Fine Lame – Raphaël : Si ça peut réveiller quelque chose chez les gens, voir réveiller les gens, au contraire, c’est très bien ! La positivité de l’époque a quelque chose d’un lénifiant anathème qui occulte pas mal d’enjeux de la difficulté de vivre. Il y a quelque chose de la joie retrouvée dans nos morceaux – mais c’est une joie grave, qui est issue tout à la fois du jour et des ténèbres, une posture de lucidité, de clairvoyance.
Ce qui nous est peut-être un peu plus propre en tant que groupe, c’est une façon de concevoir l’existence comme une lutte, comme un ardent combat, et si ça détonne dans une époque faite de slogans faciles, alors : tant mieux !

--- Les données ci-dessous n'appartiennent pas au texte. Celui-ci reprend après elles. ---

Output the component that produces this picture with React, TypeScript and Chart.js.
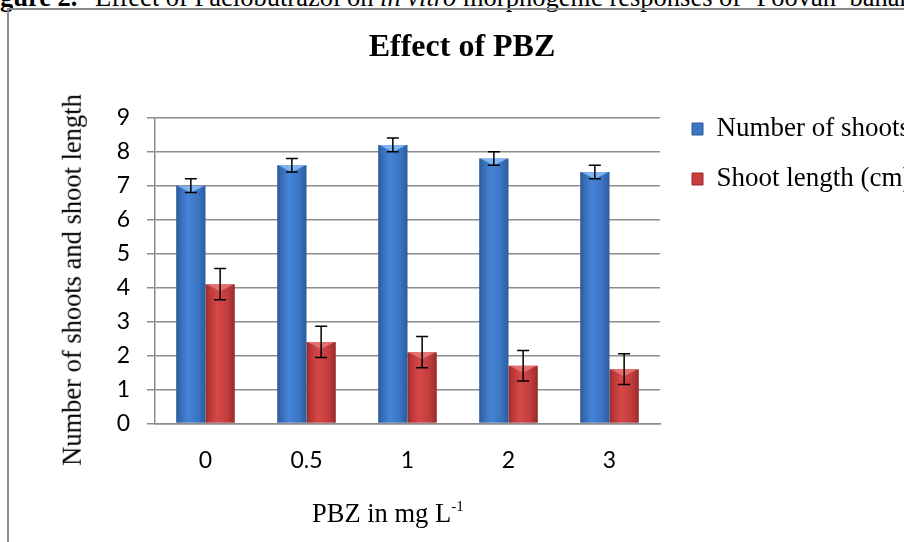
import React, { useEffect, useRef } from "react";
import { Chart, registerables } from "chart.js";

Chart.register(...registerables);

// ---- data ----
const categories = ["0", "0.5", "1", "2", "3"];
const shootNumbers = [7.0, 7.6, 8.2, 7.8, 7.4];
const shootNumberErrors = [0.2, 0.2, 0.2, 0.2, 0.2];
const shootLengths = [4.1, 2.4, 2.1, 1.7, 1.6];
const shootLengthErrors = [0.46, 0.46, 0.46, 0.45, 0.45];
const seriesNames = ["Number of shoots", "Shoot length (cm)"];
const chartTitle = "Effect of PBZ";
const yAxisTitle = "Number of shoots and shoot length";
const xAxisTitle = "PBZ in mg L";
const xAxisTitleSup = "-1";
const yMin = 0;
const yMax = 9;
const yStep = 1;

const SERIF = "'Liberation Serif', 'Times New Roman', serif";
const SANS = "Lato, Carlito, Calibri, sans-serif";

type Stop = [number, string];
const blueStops: Stop[] = [
  [0, "#2a5894"],
  [0.12, "#3569b2"],
  [0.4, "#4784d6"],
  [0.75, "#3a74c3"],
  [1, "#2b5b9b"],
];
const redStops: Stop[] = [
  [0, "#952a2a"],
  [0.12, "#b83636"],
  [0.4, "#d64848"],
  [0.75, "#c33c3c"],
  [1, "#962b2b"],
];
const capColors = ["rgba(140,190,245,0.85)", "rgba(235,120,120,0.85)"];

function barGradient(stops: Stop[], fallback: string) {
  return (c: any) => {
    const el = c.element;
    if (!el || !isFinite(el.x) || !isFinite(el.width) || !el.width) return fallback;
    const g = c.chart.ctx.createLinearGradient(el.x - el.width / 2, 0, el.x + el.width / 2, 0);
    stops.forEach(([o, col]) => g.addColorStop(o, col));
    return g;
  };
}

const bevelPlugin = {
  id: "bevel",
  afterDatasetsDraw(chart: any) {
    const { ctx } = chart;
    chart.data.datasets.forEach((_ds: any, di: number) => {
      const meta = chart.getDatasetMeta(di);
      meta.data.forEach((el: any) => {
        const half = el.width / 2;
        ctx.save();
        ctx.fillStyle = capColors[di];
        ctx.beginPath();
        ctx.moveTo(el.x - half + 1, el.y);
        ctx.lineTo(el.x + half - 1, el.y);
        ctx.lineTo(el.x, el.y + 7);
        ctx.closePath();
        ctx.fill();
        ctx.restore();
      });
    });
  },
};

const errorBarPlugin = {
  id: "errorBars",
  afterDatasetsDraw(chart: any) {
    const { ctx } = chart;
    const y = chart.scales.y;
    chart.data.datasets.forEach((ds: any, di: number) => {
      const meta = chart.getDatasetMeta(di);
      meta.data.forEach((el: any, i: number) => {
        const v = ds.data[i];
        const e = ds.errors[i];
        const top = y.getPixelForValue(v + e);
        const bot = y.getPixelForValue(v - e);
        const cap = 6;
        ctx.save();
        ctx.strokeStyle = "#000";
        ctx.lineWidth = 1.5;
        ctx.beginPath();
        ctx.moveTo(el.x, top);
        ctx.lineTo(el.x, bot);
        ctx.moveTo(el.x - cap, top);
        ctx.lineTo(el.x + cap, top);
        ctx.moveTo(el.x - cap, bot);
        ctx.lineTo(el.x + cap, bot);
        ctx.stroke();
        ctx.restore();
      });
    });
  },
};

const legendColors = [
  { fill: "#3d76c4", stroke: "#2a5894" },
  { fill: "#c93f3f", stroke: "#952a2a" },
];

export default function App() {
  const ref = useRef<HTMLCanvasElement>(null);

  useEffect(() => {
    const canvas = ref.current;
    if (!canvas) return;
    const chart = new Chart(canvas, {
      type: "bar",
      data: {
        labels: categories,
        datasets: [
          {
            label: seriesNames[0],
            data: shootNumbers,
            errors: shootNumberErrors,
            backgroundColor: barGradient(blueStops, "#3d76c4"),
            borderWidth: 0,
            categoryPercentage: 0.58,
            barPercentage: 1.0,
          } as any,
          {
            label: seriesNames[1],
            data: shootLengths,
            errors: shootLengthErrors,
            backgroundColor: barGradient(redStops, "#c93f3f"),
            borderWidth: 0,
            categoryPercentage: 0.58,
            barPercentage: 1.0,
          } as any,
        ],
      },
      options: {
        responsive: false,
        animation: false,
        layout: { padding: { left: 5, top: 10, right: 81, bottom: 12 } },
        plugins: {
          title: {
            display: true,
            text: chartTitle,
            color: "#000",
            font: { family: SERIF, size: 32, weight: "bold" },
            padding: { top: 18.8, bottom: 50.5 },
          },
          legend: {
            position: "right",
            align: "start",
            maxWidth: 250,
            title: { display: true, text: "", font: { size: 10 }, padding: { top: 70.5, bottom: 0 } },
            labels: {
              color: "#000",
              font: { family: SERIF, size: 27 },
              boxWidth: 11,
              boxHeight: 12,
              padding: 23,
              generateLabels: (ch: any) => {
                const base = Chart.defaults.plugins.legend.labels.generateLabels(ch);
                return base.map((l: any, i: number) => ({
                  ...l,
                  fillStyle: legendColors[i].fill,
                  strokeStyle: legendColors[i].stroke,
                  lineWidth: 1,
                }));
              },
            },
          },
          tooltip: { enabled: false },
        },
        scales: {
          x: {
            grid: { display: false },
            border: { display: true, color: "#8c8c8c", width: 1.5 },
            ticks: { color: "#000", font: { family: SANS, size: 23 }, padding: 15 },
            afterFit: (s: any) => {
              s.height = 106.5;
            },
          },
          y: {
            min: yMin,
            max: yMax,
            ticks: { stepSize: yStep, color: "#000", font: { family: SANS, size: 23 }, padding: 17 },
            grid: { color: "#8c8c8c", lineWidth: 1.5, tickLength: 8, drawTicks: true },
            border: { display: true, color: "#8c8c8c", width: 1.5 },
            afterFit: (s: any) => {
              s.width = 150;
            },
          },
          gap: {
            type: "linear",
            position: "right",
            display: true,
            grid: { display: false },
            border: { display: false },
            ticks: { display: false },
            afterFit: (s: any) => {
              s.width = 9;
            },
          },
        },
      },
      plugins: [bevelPlugin, errorBarPlugin],
    } as any);
    chart.update();
    return () => chart.destroy();
  }, []);

  return (
    <div
      style={{
        position: "fixed",
        left: 0,
        top: 0,
        width: 904,
        height: 542,
        overflow: "hidden",
        background: "#fff",
      }}
    >
      <div
        style={{
          position: "absolute",
          left: -23.6,
          top: -16,
          whiteSpace: "nowrap",
          fontFamily: SERIF,
          fontSize: 26.5,
          lineHeight: "26.5px",
          color: "#000",
        }}
      >
        <b style={{ display: "inline-block", width: 118.6 }}>Figure 2.</b>Effect of Paclobutrazol on <i>in vitro</i>{" "}
        morphogenic responses of ‘Poovan’ banana
      </div>
      <div style={{ position: "absolute", left: 0, top: 0, width: 1000, height: 542 }}>
        <canvas ref={ref} width={1000} height={542} style={{ display: "block", width: 1000, height: 542 }} />
      </div>
      <div
        style={{
          position: "absolute",
          left: 72,
          top: 280,
          transform: "translate(-50%, -50%) rotate(-90deg)",
          whiteSpace: "nowrap",
          fontFamily: SERIF,
          fontSize: 26.5,
          lineHeight: "26.5px",
          color: "#000",
        }}
      >
        {yAxisTitle}
      </div>
      <div
        style={{
          position: "absolute",
          left: 312,
          top: 500,
          whiteSpace: "nowrap",
          fontFamily: SERIF,
          fontSize: 26.5,
          lineHeight: "26.5px",
          color: "#000",
        }}
      >
        {xAxisTitle}
        <span style={{ fontSize: 15, position: "relative", top: -11 }}>{xAxisTitleSup}</span>
      </div>
      <div
        style={{
          position: "absolute",
          left: 7,
          top: 8,
          width: 1100,
          height: 700,
          borderLeft: "2px solid #8c8c8c",
          borderTop: "2px solid #8c8c8c",
          pointerEvents: "none",
        }}
      />
    </div>
  );
}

La Face B : Quel est votre rapport à la scène ?
Fine Lame – Raphaël : Il est essentiel. C’est avant tout là qu’est le moment de vérité, le moment de révélation d’une part, et le moment où les choses adviennent véritablement d’autre part. C’est aussi là où l’on se révèle réellement en tant que groupe, dans ce moment de partage, de communion.
Fine Lame – Mathias : Il y a ce rapport à la transe aussi, ce moment qui touche à la sortie de corps, dans une dimension cérémoniale.

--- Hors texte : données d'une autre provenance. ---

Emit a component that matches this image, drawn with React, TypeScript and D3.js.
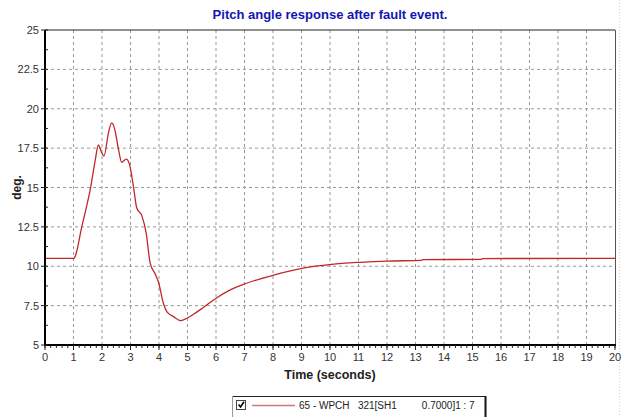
import React from "react";
import * as d3 from "d3";

const TITLE = "Pitch angle response after fault event.";
const X_LABEL = "Time (seconds)";
const Y_LABEL = "deg.";
const LEGEND_TEXT = "65 - WPCH   321[SH1         0.7000]1 : 7";

const xTicks = d3.range(0, 21, 1);
const yTicks = [5, 7.5, 10, 12.5, 15, 17.5, 20, 22.5, 25];

const timeVals = [0, 1.0, 1.05, 1.29, 1.46, 1.58, 1.76, 1.87, 1.97, 2.07, 2.23, 2.34, 2.46, 2.58, 2.69, 2.85, 2.96, 3.1, 3.22, 3.4, 3.55, 3.69, 3.87, 3.98, 4.16, 4.28, 4.51, 4.77, 4.98, 5.21, 5.57, 6.03, 6.5, 7.07, 8.05, 9.06, 10.05, 11.05, 12.0, 13.2, 13.25, 15.3, 15.35, 20];
const pitchVals = [10.5, 10.5, 10.6, 12.5, 13.8, 14.8, 16.7, 17.7, 17.3, 17.0, 18.5, 19.1, 18.6, 17.4, 16.6, 16.8, 16.5, 15.1, 13.7, 13.2, 12.1, 10.2, 9.5, 9.0, 7.6, 7.1, 6.8, 6.55, 6.7, 6.95, 7.4, 8.0, 8.5, 8.92, 9.45, 9.88, 10.12, 10.25, 10.33, 10.37, 10.42, 10.44, 10.49, 10.5];

const W = 622, H = 417;
const L = 45, R = 615, T = 30, B = 345;

export default function App() {
  const x = d3.scaleLinear().domain([0, 20]).range([L, R]);
  const y = d3.scaleLinear().domain([5, 25]).range([B, T]);
  const data = timeVals.map((t, i) => [t, pitchVals[i]] as [number, number]);
  const line = d3.line<[number, number]>().x(d => x(d[0])).y(d => y(d[1])).curve(d3.curveMonotoneX);
  const minorX = d3.range(0, 20.001, 0.2);
  const minorY = d3.range(5, 25.001, 1.25);
  const font = "'Liberation Sans', Arial, sans-serif";
  return (
    <svg width={W} height={H} style={{ position: "absolute", left: 0, top: 0, background: "#fff" }} fontFamily={font}>
      <rect x={0} y={0} width={W} height={H} fill="#fff" />
      <text x={(L + R) / 2} y={19} textAnchor="middle" fontSize={13} fontWeight="bold" fill="#1414b4">{TITLE}</text>
      {/* grid */}
      {xTicks.slice(1, -1).map(t => (
        <line key={"gx" + t} x1={x(t)} x2={x(t)} y1={T} y2={B} stroke="#999" strokeDasharray="3,3" strokeWidth={1} />
      ))}
      {yTicks.slice(1, -1).map(v => (
        <line key={"gy" + v} x1={L} x2={R} y1={y(v)} y2={y(v)} stroke="#999" strokeDasharray="3,3" strokeWidth={1} />
      ))}
      {/* frame */}
      <line x1={L} x2={R} y1={T} y2={T} stroke="#222" strokeWidth={1} />
      <line x1={R + 0.5} x2={R + 0.5} y1={T} y2={B} stroke="#555" strokeWidth={1} />
      <line x1={619.5} x2={619.5} y1={0} y2={H} stroke="#f3c8c8" strokeDasharray="1,2" strokeWidth={1} />
      {/* curve */}
      <path d={line(data) || ""} fill="none" stroke="#c02828" strokeWidth={1.3} />
      {/* axes */}
      <line x1={L} x2={L} y1={T} y2={B + 1} stroke="#000" strokeWidth={2} />
      <line x1={L - 1} x2={R + 1} y1={B} y2={B} stroke="#000" strokeWidth={2} />
      {minorY.map(v => (
        <line key={"my" + v} x1={L} x2={L + 3} y1={y(v)} y2={y(v)} stroke="#222" strokeWidth={1} />
      ))}
      {yTicks.map(v => (
        <g key={"ty" + v}>
          <line x1={L - 4} x2={L} y1={y(v)} y2={y(v)} stroke="#222" strokeWidth={1} />
          <text x={L - 6} y={y(v) + 4} textAnchor="end" fontSize={11} fill="#333">{v}</text>
        </g>
      ))}
      {minorX.map(t => (
        <line key={"mx" + t} x1={x(t)} x2={x(t)} y1={B} y2={B + 3} stroke="#222" strokeWidth={1} />
      ))}
      {xTicks.map(t => (
        <g key={"tx" + t}>
          <line x1={x(t)} x2={x(t)} y1={B} y2={B + 5} stroke="#222" strokeWidth={1} />
          <text x={x(t)} y={361} textAnchor="middle" fontSize={11} fill="#333">{t}</text>
        </g>
      ))}
      <text x={(L + R) / 2} y={379} textAnchor="middle" fontSize={12.5} fontWeight="bold" fill="#222">{X_LABEL}</text>
      <text transform={`translate(21,${(T + B) / 2}) rotate(-90)`} textAnchor="middle" fontSize={12} fontWeight="bold" fill="#222">{Y_LABEL}</text>
      {/* legend */}
      <g>
        <line x1={232} x2={486} y1={396.5} y2={396.5} stroke="#222" strokeWidth={1} />
        <line x1={232.5} x2={232.5} y1={396} y2={H} stroke="#999" strokeWidth={1} />
        <line x1={485.5} x2={485.5} y1={396} y2={H} stroke="#111" strokeWidth={2} />
        <rect x={236.5} y={400.5} width={9} height={9} fill="#fff" stroke="#444" strokeWidth={1} />
        <path d="M238.5,404.5 L240.5,407 L244,401.8" fill="none" stroke="#000" strokeWidth={1.6} />
        <line x1={252} x2={295} y1={405.5} y2={405.5} stroke="#c87878" strokeWidth={1.5} />
        <text x={299} y={409} fontSize={10} fill="#222" style={{ whiteSpace: "pre" }}>{LEGEND_TEXT}</text>
      </g>
    </svg>
  );
}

Fine Lame – Raphaël : Il y a aussi cette idée d’une énergie brute qui prend, du rock en fait, et qui permet de délaisser le côté analytique des textes pour se laisser prendre par l’onde de choc de ce qui est en train de se passer sur scène.
La Face B : Pourquoi ce choix de proposer une écriture dans deux langues, le français et l’anglais ?

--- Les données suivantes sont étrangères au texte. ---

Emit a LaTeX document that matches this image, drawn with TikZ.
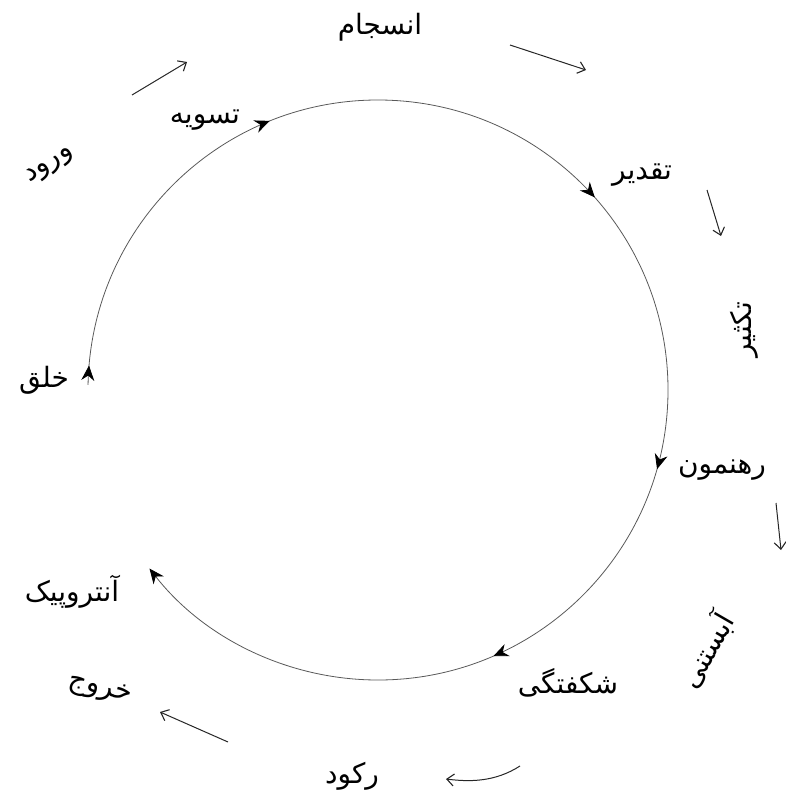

Fine Lame – Raphaël : Le français m’est très important, et ça a été une reconquête d’identité personnelle, le fait de réapprendre à écrire poétiquement en français – ce qui tranche d’ailleurs dans le paysage rock actuel où on a peu à peu perdu le français, et plus encore le français déclamatoire. Pour les morceaux en anglais, ils découlent de mes influences anglo-saxonnes avec des songwriters comme Leonard Cohen ou Bob Dylan – qu’on reprend d’ailleurs, dans le set – ou encore Patti Smith, et aussi Nick Cave pour sa manière de faire de la musique très sombre et très joyeuse en même temps… Toutes ces influences-là innervent le français, mais elles se font parfois tellement présentes qu’elles reconvoquent le besoin d’écrire en anglais – qui est une langue avec laquelle j’ai vraiment un rapport très fort, puisque je parlais à une époque plus facilement anglais que français. Ça permet un autre rapport sonore au mot.
La Face B : Un featuring souhaité avec..?
Fine Lame – Raphaël : Léo Ferré. Lou Reed. (Rires) Ou Thiéfaine.
La Face B : Une scène que vous voudriez absolument faire ?
Fine Lame – Mathias : La Coopérative de Mai, à Clermont ! Je trouve qu’ils ont un super sound system.
Fine Lame – Raphaël : Le rêve, c’est l’Élysée Montmartre, et le Transbordeur à Lyon !
La Face B : Et sinon, les projets pour l’année 2022 ?
Fine Lame – Raphaël : Déjà, la sortie de l’EP – un objet de 5 titres majoritairement en français, qui est prêt et qui paraîtra le 29 novembre. Avec un clip qui l’accompagne (NDLR : paru la semaine passée).. Et puis, on a aussi deux nouveaux morceaux qu’on vient de finaliser : Renverse le soleil sur la table, et Vivre comme on éclaterait.